One of the things I loved about this novel is how Ethan Frome's frustration is never fulfilled. That is the tragedy; that whatever happiness he believes is possible is never realized. In youth he wants to be an engineer, an aspiration that is put on hold when he has to take care of the family farm. When his parents die, he marries the woman who came to help him take care of the household, Zenobia. She proves to be a hypochondriac with real and imagined health issues that tie Frome to the home, unable to leave the small village as he tries to hold the farm together and provide for a wife who is no longer loving or lovable.
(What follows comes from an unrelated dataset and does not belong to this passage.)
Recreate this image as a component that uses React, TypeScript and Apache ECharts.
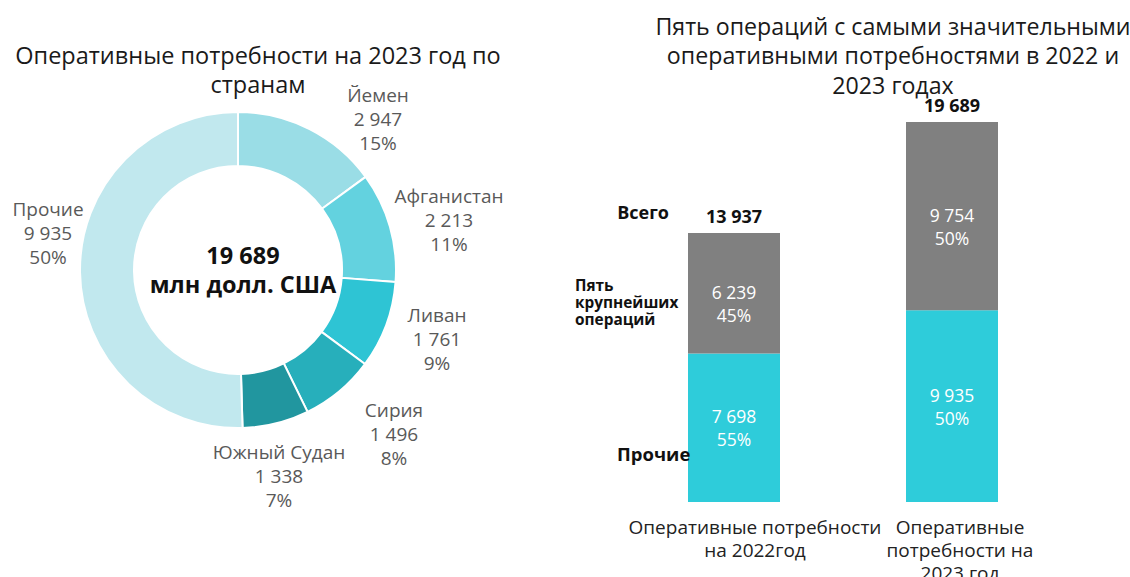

But this is all the back story. When his wife invites her cousin, Mattie, to come live with them, to help around the house, Ethan is once again given reason to hope. Mattie's youthfulness, her vigor, bring an energy into the home and into Ethan's heart he thought was long dead. However, the reader knows that Ethan never leaves the village, that something tragic is on his horizon, for our first image of Ethan Frome himself is his limping through the snow, bent and broken.
My disappointment in the BBC production was rooted in the moment when the screenwriter allowed Ethan from to consummate his passion with Mattie. This was a sharp departure from the novel, an emotionally unworthy choice, because the tragedy of the novel is not that he does inevitably become trapped in his life but that he never knows any fulfillment. I suppose some might see his one brief taste of happiness being experienced and then taken from him in the climactic tragedy as somehow even more grievous. I clearly did not and would have preferred if the script had been more faithful to the novel.